→ **Directive**: Go through the entries below and copy each line containing the word "image".

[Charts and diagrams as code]
>> start

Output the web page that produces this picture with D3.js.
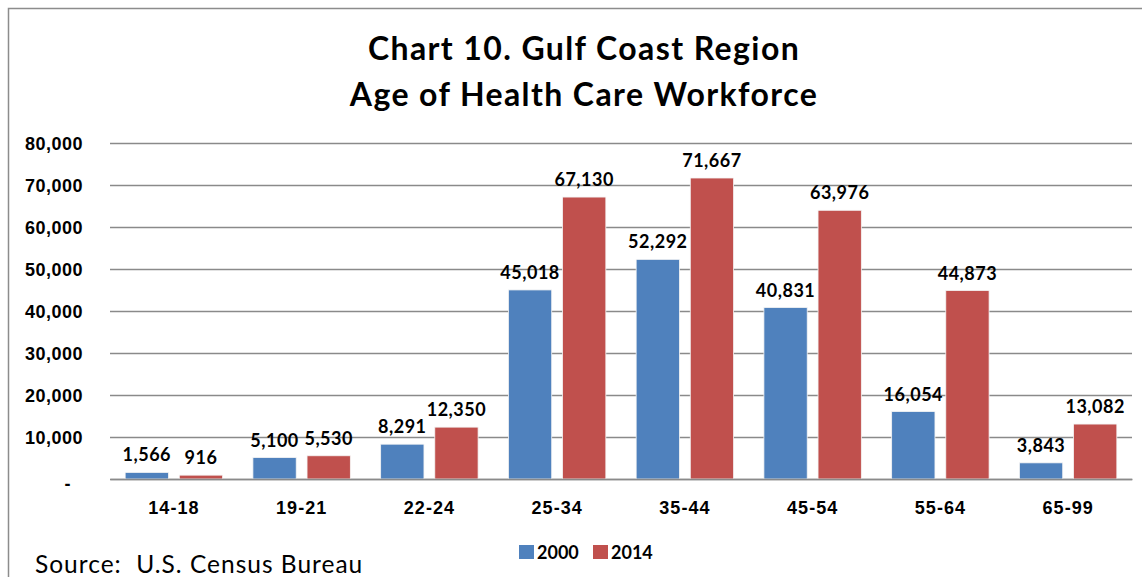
<!DOCTYPE html>
<html><head><meta charset="utf-8">
<script src="https://cdn.jsdelivr.net/npm/d3@7"></script>
<style>
html,body{margin:0;padding:0;background:#fff;}
svg{display:block;font-family:Lato,"Open Sans",sans-serif;}
</style></head>
<body>
<svg id="chart" width="1142" height="577"></svg>
<script>
const categories = ["14-18","19-21","22-24","25-34","35-44","45-54","55-64","65-99"];
const seriesNames = ["2000","2014"];
const values2000 = [1566,5100,8291,45018,52292,40831,16054,3843];
const values2014 = [916,5530,12350,67130,71667,63976,44873,13082];
const yTicks = [0,10000,20000,30000,40000,50000,60000,70000,80000];
const titleLines = ["Chart 10. Gulf Coast Region","Age of Health Care Workforce"];
const sourceText = "Source:  U.S. Census Bureau";
const colors = ["#4F81BD","#C0504D"];

const svg = d3.select("#chart");
const W = 1142, H = 577;
const m = {left:110, right:1132, top:143, bottom:479};

// frame
svg.append("path")
  .attr("d", `M8.5,${H+2} L8.5,8.5 L${W+2},8.5`)
  .attr("fill","none").attr("stroke","#8c8c8c").attr("stroke-width",1.5);

const x = d3.scaleBand().domain(categories).range([m.left,m.right]).paddingInner(0).paddingOuter(0);
const y = d3.scaleLinear().domain([0,80000]).range([m.bottom,m.top]);

const step = x.bandwidth();
const barW = step/ (2 + 0.25 + 0.7) ;
const innerGap = barW*0.25;
const outer = barW*0.35;
const x1 = d3.scaleOrdinal().domain(seriesNames).range([outer, outer+barW+innerGap]);

// gridlines via axis
const yAxis = d3.axisLeft(y).tickValues(yTicks)
  .tickSize(-(m.right-m.left)).tickPadding(27)
  .tickFormat(d => d===0 ? "-" : d3.format(",")(d));
const gy = svg.append("g").attr("transform",`translate(${m.left},0)`).call(yAxis);
gy.select(".domain").remove();
gy.selectAll(".tick line").attr("stroke","#8a8a8a").attr("stroke-width",1.5);
gy.selectAll(".tick text").attr("font-size",18).attr("font-weight","bold").attr("fill","#000")
  .attr("letter-spacing",0.5).attr("dy","0.35em");
gy.selectAll(".tick text").filter(d=>d===0).attr("dx",-12).attr("dy","0.6em");

// title
svg.append("g").selectAll("text").data(titleLines).join("text")
  .attr("x",584).attr("y",(d,i)=>60+i*46)
  .attr("text-anchor","middle").attr("font-size",32).attr("font-weight","bold").attr("fill","#000")
  .attr("letter-spacing",1.4)
  .text(d=>d);

const series = [values2000, values2014];
series.forEach((vals,si) => {
  const g = svg.append("g");
  g.selectAll("rect").data(vals).join("rect")
    .attr("x",(d,i)=>x(categories[i])+x1(seriesNames[si]))
    .attr("y",d=>y(d))
    .attr("width",barW)
    .attr("height",d=>y(0)-y(d))
    .attr("fill",colors[si])
    .attr("stroke","#f4f4f4").attr("stroke-width",0.8);
  g.selectAll("text").data(vals).join("text")
    .attr("x",(d,i)=>x(categories[i])+x1(seriesNames[si])+barW/2)
    .attr("y",d=>y(d)-11)
    .attr("text-anchor","middle").attr("font-size",18).attr("font-weight","bold").attr("fill","#000")
    .attr("letter-spacing",0.5)
    .text(d=>d3.format(",")(d));
});

// x axis
const xAxis = d3.axisBottom(x).tickSize(0).tickPadding(22);
const gx = svg.append("g").attr("transform",`translate(0,${m.bottom})`).call(xAxis);
gx.select(".domain").attr("stroke","#8a8a8a").attr("stroke-width",1.5);
gx.selectAll(".tick text").attr("font-size",18).attr("font-weight","bold").attr("fill","#000")
  .attr("letter-spacing",1);

// legend
const lg = svg.append("g");
const legX = [519, 593];
seriesNames.forEach((s,i)=>{
  lg.append("rect").attr("x",legX[i]).attr("y",545).attr("width",15).attr("height",14).attr("fill",colors[i]);
  lg.append("text").attr("x",legX[i]+18).attr("y",559).attr("font-size",18).attr("font-weight","bold").attr("fill","#000").text(s);
});

// source
svg.append("text").attr("x",35).attr("y",573).attr("font-size",24.5).attr("fill","#000")
  .attr("letter-spacing",1).style("white-space","pre").text(sourceText);
</script>
</body></html>
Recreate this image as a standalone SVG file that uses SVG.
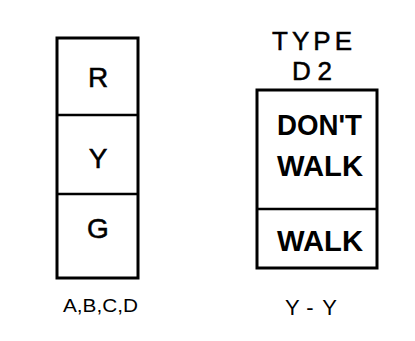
<svg xmlns="http://www.w3.org/2000/svg" width="415" height="341" viewBox="0 0 415 341">
<style>
.box{fill:#fff;stroke:#000;stroke-width:3}
.div{stroke:#000;stroke-width:2.5;fill:none}
.t{font-family:"Liberation Sans",Arial,sans-serif;fill:#000;text-anchor:middle}
.big{font-size:28px;stroke:#000;stroke-width:0.5}
.ped{font-size:29px;font-weight:bold}
.hd{font-size:26px;stroke:#000;stroke-width:0.5}
.lab{font-size:19px}
.lab2{font-size:22px}
</style>
<rect width="415" height="341" fill="#fff"/>
<g id="signal-abcd">
<rect class="box" x="57" y="38" width="81" height="240"/>
<line class="div" x1="57" y1="115" x2="138" y2="115"/>
<line class="div" x1="57" y1="194" x2="139" y2="194"/>
<text class="t big" x="98" y="87">R</text>
<text class="t big" x="98" y="168">Y</text>
<text class="t big" x="98" y="238">G</text>
<text class="t lab" x="100.5" y="312" textLength="75" lengthAdjust="spacingAndGlyphs">A,B,C,D</text>
</g>
<g id="signal-d2">
<text class="t hd" x="312" y="50" textLength="80" lengthAdjust="spacing">TYPE</text>
<text class="t hd" x="312" y="80" textLength="40" lengthAdjust="spacing">D2</text>
<rect class="box" x="257" y="90" width="120" height="178"/>
<line class="div" x1="257" y1="209" x2="377" y2="209"/>
<text class="t ped" x="319.5" y="135" textLength="85" lengthAdjust="spacingAndGlyphs">DON'T</text>
<text class="t ped" x="320" y="176" textLength="86" lengthAdjust="spacingAndGlyphs">WALK</text>
<text class="t ped" x="320" y="251" textLength="86" lengthAdjust="spacingAndGlyphs">WALK</text>
<text class="t lab2" x="311" y="315" textLength="52" lengthAdjust="spacing">Y-Y</text>
</g>
</svg>
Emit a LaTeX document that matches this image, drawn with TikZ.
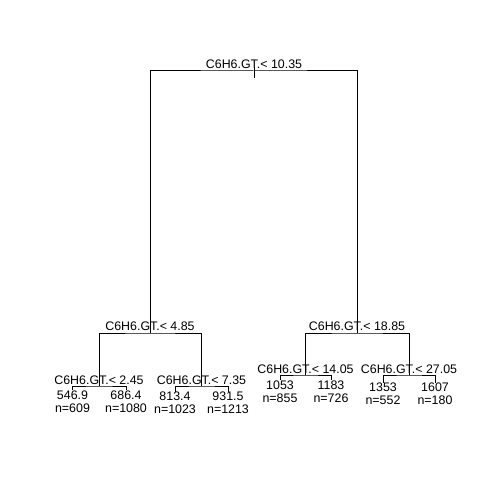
\documentclass[tikz,border=0pt]{standalone}
\usepackage{fontspec}
\setmainfont{Liberation Sans}
\begin{document}
\begin{tikzpicture}[x=1bp,y=-1bp,line width=1bp,font=\fontsize{12.4bp}{14bp}\selectfont]
\useasboundingbox (0,0) rectangle (480,480);
\coordinate (root) at (254,71);
\coordinate (L) at (150,333);
\coordinate (R) at (357,333);
\coordinate (LL) at (99,386);
\coordinate (LR) at (201.5,386);
\coordinate (RL) at (305.5,375);
\coordinate (RR) at (409,375);
\coordinate (l1) at (72.5,390);
\coordinate (l2) at (126,390);
\coordinate (l3) at (175,391.5);
\coordinate (l4) at (228,391.5);
\coordinate (r1) at (280,380);
\coordinate (r2) at (331,380);
\coordinate (r3) at (383,382.5);
\coordinate (r4) at (435,382.5);
\draw (L) |- (root) -| (R);
\draw (root) ++(0,-4) -- ++(0,11);
\draw (LL) |- (L) -| (LR);
\draw (RL) |- (R) -| (RR);
\draw (l1) |- (LL) -| (l2);
\draw (l3) |- (LR) -| (l4);
\draw (r1) |- (RL) -| (r2);
\draw (r3) |- (RR) -| (r4);
\node[anchor=base] (sroot) at ([yshift=2bp]root) {C6H6.GT.< 10.35};
\node[anchor=base] (sL) at ([yshift=2.5bp]L) {C6H6.GT.< 4.85};
\node[anchor=base] (sR) at ([yshift=2.5bp]R) {C6H6.GT.< 18.85};
\node[anchor=base] (sLL) at ([yshift=2bp]LL) {C6H6.GT.< 2.45};
\node[anchor=base] (sLR) at ([yshift=2bp]LR) {C6H6.GT.< 7.35};
\node[anchor=base] (sRL) at ([yshift=2bp]RL) {C6H6.GT.< 14.05};
\node[anchor=base] (sRR) at ([yshift=2bp]RR) {C6H6.GT.< 27.05};
\node[anchor=base] (v1) at ([yshift=-9bp]l1) {546.9};
\node[anchor=base] (v2) at ([yshift=-9bp]l2) {686.4};
\node[anchor=base] (v3) at ([yshift=-9bp]l3) {813.4};
\node[anchor=base] (v4) at ([yshift=-9bp]l4) {931.5};
\node[anchor=base] (v5) at ([yshift=-9bp]r1) {1053};
\node[anchor=base] (v6) at ([yshift=-9bp]r2) {1183};
\node[anchor=base] (v7) at ([yshift=-9bp]r3) {1353};
\node[anchor=base] (v8) at ([yshift=-9bp]r4) {1607};
\node[anchor=base] (n1) at ([yshift=-22bp]l1) {n=609};
\node[anchor=base] (n2) at ([yshift=-22bp]l2) {n=1080};
\node[anchor=base] (n3) at ([yshift=-22bp]l3) {n=1023};
\node[anchor=base] (n4) at ([yshift=-22bp]l4) {n=1213};
\node[anchor=base] (n5) at ([yshift=-22bp]r1) {n=855};
\node[anchor=base] (n6) at ([yshift=-22bp]r2) {n=726};
\node[anchor=base] (n7) at ([yshift=-22bp]r3) {n=552};
\node[anchor=base] (n8) at ([yshift=-22bp]r4) {n=180};
\end{tikzpicture}
\end{document}
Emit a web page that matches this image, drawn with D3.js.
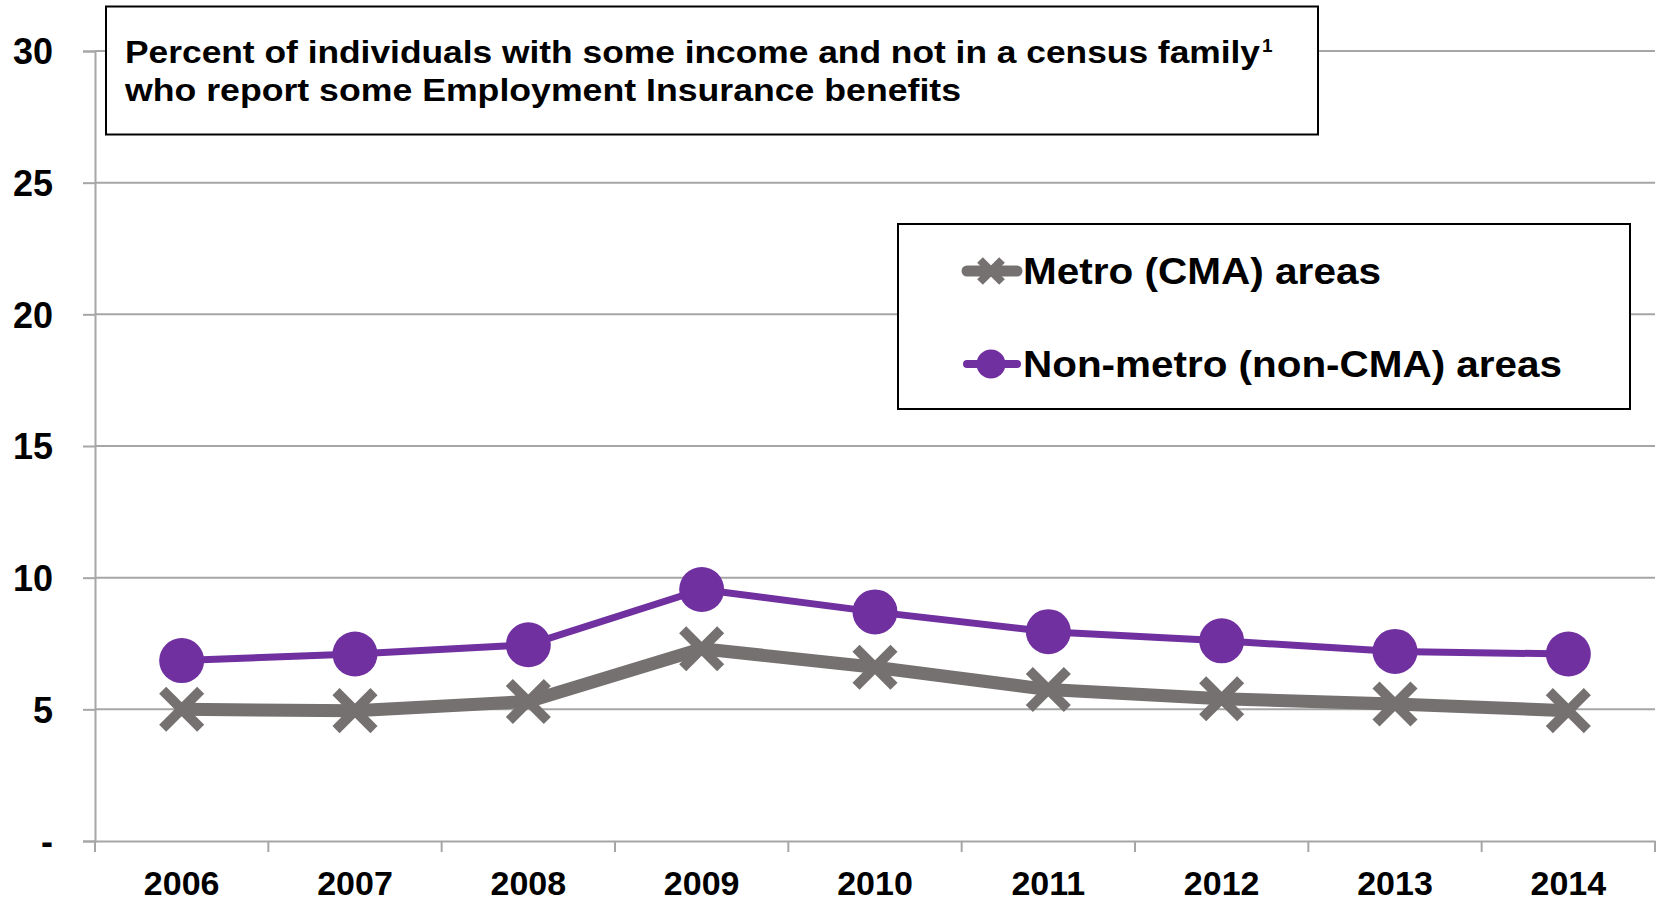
<!DOCTYPE html>
<html>
<head>
<meta charset="utf-8">
<script src="https://cdn.jsdelivr.net/npm/d3@7"></script>
<style>
  body { margin: 0; background: #fff; }
  text { font-family: "Liberation Sans", Arial, sans-serif; font-weight: bold; fill: #000; }
</style>
</head>
<body>
<div id="chart"></div>
<script>
document.addEventListener("DOMContentLoaded", function() {
	// chart values
	var years = ["2006", "2007", "2008", "2009", "2010", "2011", "2012", "2013", "2014"];
	var metro = [5.0, 4.95, 5.3, 7.3, 6.6, 5.75, 5.4, 5.2, 4.95];
	var nonMetro = [6.85, 7.1, 7.45, 9.55, 8.7, 7.95, 7.6, 7.2, 7.1];
	var yTicks = [0, 5, 10, 15, 20, 25, 30];
	var titleLines = ["Percent of individuals with some income and not in a census family", "who report some Employment Insurance benefits"];
	var legendLabels = ["Metro (CMA) areas", "Non-metro (non-CMA) areas"];

	var width = 1661, height = 901;
	var left = 95, right = 1655, top = 51, bottom = 841;

	var svg = d3.select("#chart").append("svg")
		.attr("width", width)
		.attr("height", height);

	var x = d3.scaleBand().domain(years).range([left, right]).padding(0);
	var y = d3.scaleLinear().domain([0, 30]).range([bottom, top]);

	var gridColor = "#a6a6a6";

	// gridlines
	svg.append("g").selectAll("line")
		.data(yTicks.filter(function(d) { return d > 0; }))
		.enter().append("line")
		.attr("x1", left).attr("x2", right)
		.attr("y1", function(d) { return y(d); })
		.attr("y2", function(d) { return y(d); })
		.attr("stroke", gridColor)
		.attr("stroke-width", 2);

	// y axis
	var yAxis = svg.append("g")
		.attr("transform", "translate(" + left + ",0)")
		.call(d3.axisLeft(y).tickValues(yTicks).tickSize(12).tickPadding(30)
			.tickFormat(function(d) { return d === 0 ? "-" : d; }));
	yAxis.select(".domain").attr("stroke", gridColor).attr("stroke-width", 2);
	yAxis.selectAll(".tick line").attr("stroke", gridColor).attr("stroke-width", 2);
	yAxis.selectAll(".tick text")
		.style("font-size", "36px")
		.attr("font-family", null)
		.attr("dy", "0.36em");

	// x axis, ticks at band boundaries
	var xAxis = svg.append("g")
		.attr("transform", "translate(0," + bottom + ")")
		.call(d3.axisBottom(x).tickSize(0));
	xAxis.select(".domain").attr("stroke", gridColor).attr("stroke-width", 2);
	xAxis.selectAll(".tick text")
		.style("font-size", "34px")
		.attr("y", 54)
		.attr("dy", 0);

	var bounds = years.map(function(d) { return x(d); }).concat([right]);
	xAxis.selectAll(".bound")
		.data(bounds)
		.enter().append("line")
		.attr("class", "bound")
		.attr("x1", function(d) { return d; }).attr("x2", function(d) { return d; })
		.attr("y1", 0).attr("y2", 11)
		.attr("stroke", gridColor)
		.attr("stroke-width", 2);

	var cx = function(d, i) { return x(years[i]) + x.bandwidth() / 2; };
	var line = d3.line()
		.x(function(d, i) { return cx(d, i); })
		.y(function(d) { return y(d); });

	var grey = "#767171", purple = "#7030a0";

	function drawX(g, px, py, half, sw) {
		g.append("path")
			.attr("d", "M" + (px - half) + "," + (py - half) + "L" + (px + half) + "," + (py + half) +
				"M" + (px - half) + "," + (py + half) + "L" + (px + half) + "," + (py - half))
			.attr("fill", "none")
			.attr("stroke", grey)
			.attr("stroke-width", sw);
	}

	// metro line with X markers
	svg.append("path")
		.datum(metro)
		.attr("d", line)
		.attr("fill", "none")
		.attr("stroke", grey)
		.attr("stroke-width", 13)
		.attr("stroke-linejoin", "round");

	var metroMarks = svg.append("g");
	metro.forEach(function(d, i) { drawX(metroMarks, cx(d, i), y(d), 19, 10); });

	// non-metro line with circles
	svg.append("path")
		.datum(nonMetro)
		.attr("d", line)
		.attr("fill", "none")
		.attr("stroke", purple)
		.attr("stroke-width", 7)
		.attr("stroke-linejoin", "round");

	svg.append("g").selectAll("circle")
		.data(nonMetro)
		.enter().append("circle")
		.attr("cx", cx)
		.attr("cy", function(d) { return y(d); })
		.attr("r", 22.5)
		.attr("fill", purple);

	// title box
	svg.append("rect")
		.attr("x", 106).attr("y", 6.5)
		.attr("width", 1212).attr("height", 128)
		.attr("fill", "#fff")
		.attr("stroke", "#000")
		.attr("stroke-width", 2);

	svg.append("text")
		.attr("x", 125).attr("y", 62.5)
		.style("font-size", "32px")
		.attr("textLength", 1135)
		.attr("lengthAdjust", "spacingAndGlyphs")
		.text(titleLines[0]);
	svg.append("text")
		.attr("x", 1262).attr("y", 51.5)
		.style("font-size", "19px")
		.text("1");
	svg.append("text")
		.attr("x", 125).attr("y", 100.5)
		.style("font-size", "32px")
		.attr("textLength", 836)
		.attr("lengthAdjust", "spacingAndGlyphs")
		.text(titleLines[1]);

	// legend
	svg.append("rect")
		.attr("x", 898).attr("y", 224)
		.attr("width", 732).attr("height", 185)
		.attr("fill", "#fff")
		.attr("stroke", "#000")
		.attr("stroke-width", 2);

	var legendWidths = [358, 539];
	var legend = svg.selectAll(".legend")
		.data(legendLabels)
		.enter().append("g")
		.attr("class", "legend")
		.attr("transform", function(d, i) { return "translate(991," + (271 + i * 93) + ")"; });

	legend.append("line")
		.attr("x1", -24).attr("x2", 26)
		.attr("y1", 0).attr("y2", 0)
		.attr("stroke", function(d, i) { return i === 0 ? grey : purple; })
		.attr("stroke-width", function(d, i) { return i === 0 ? 11 : 8; })
		.attr("stroke-linecap", "round");

	drawX(d3.select(legend.nodes()[0]), 0, 0, 11, 8);
	d3.select(legend.nodes()[1]).append("circle")
		.attr("r", 14.5).attr("fill", purple);

	legend.append("text")
		.attr("x", 32)
		.attr("y", 13)
		.style("font-size", "37px")
		.attr("textLength", function(d, i) { return legendWidths[i]; })
		.attr("lengthAdjust", "spacingAndGlyphs")
		.text(function(d) { return d; });
});
</script>
</body>
</html>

>> end

→ **Response for this exercise**:
Recreate this image as a standalone SVG file that uses SVG.
Emit a LaTeX document that matches this image, drawn with TikZ.
Emit a web page that matches this image, drawn with D3.js.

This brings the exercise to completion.